La sentencia es, por la independencia con la que se dicta, un valioso apoyo a la defensa política de la integridad de la patria española, constitucionalmente reconocida, que se agradece mucho.

-Mi tercera consideración se refiere al alegato nacionalista y de movimientos dialogantes adláteres en el sentido de que la prisión de los condenados no resuelve el problema. Estoy de acuerdo. El problema no se solucionará con la restauración -puntual- del Estado de Derecho por esta y futuras sentencias judiciales. No es remedio, en exclusiva, el efecto disuasorio de las condenas. Así no se resolverá definitivamente el problema. Aún más. Estoy también de acuerdo en que el grave problema subyacente que hay que abordar es político y no judicial.

Ahora bien, disiento en que, como alegan, el problema se derive del rechazo cerril a negociar cualquier reforma de la organización territorial del Estado. Nadie se opone a ello cumpliendo la Constitución y sometiéndolo a todos los españoles.

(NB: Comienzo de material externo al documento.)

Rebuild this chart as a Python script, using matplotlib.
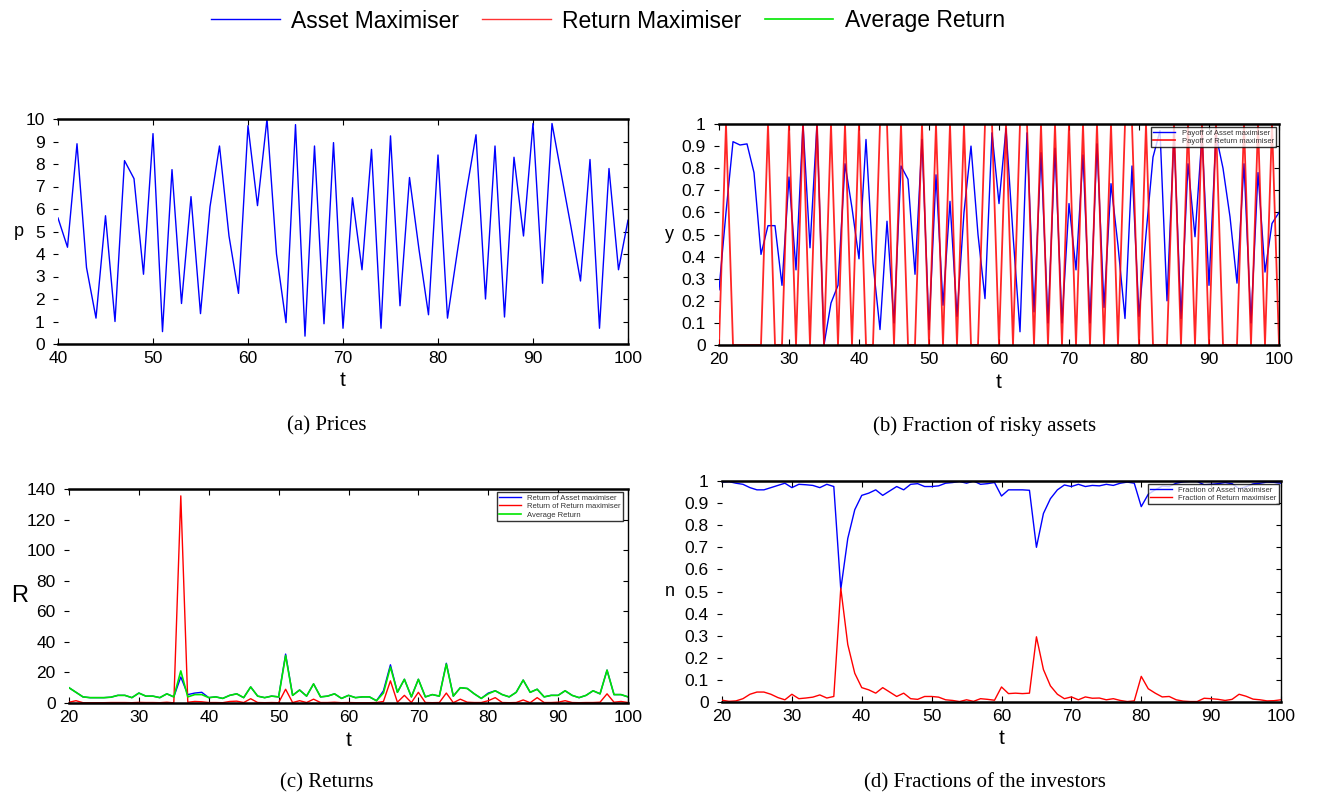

Ni es el problema que los tribunales apliquen la ley, como en cualquier nación evolucionada y democrática.

El verdadero, el único problema político subyacente es el ejercicio desleal, masivo y reiterado, de las funciones que tiene atribuidas la Comunidad Autónoma de Cataluña en su condición de parte de la organización territorial de un único Estado soberano, España, del que es inseparable y a cuyos intereses generales están subordinadas las referidas funciones. Para solucionar este problema político arbitró la Constitución un mecanismo político: su articulo 155.

Por ello, si se persiste en el desafío al Estado, será obligación de sus legítimos representantes intervenir el ejercicio de las funciones que la comunidad autónoma ejerza, o amenace ejercer, en contra de la ley o del interés general de España. A título de ejemplo: las de administración penitenciaria.

Daniel García-Pita Pemán es miembro correspondiente de la Real Academia de Jurisprudencia y Legislación.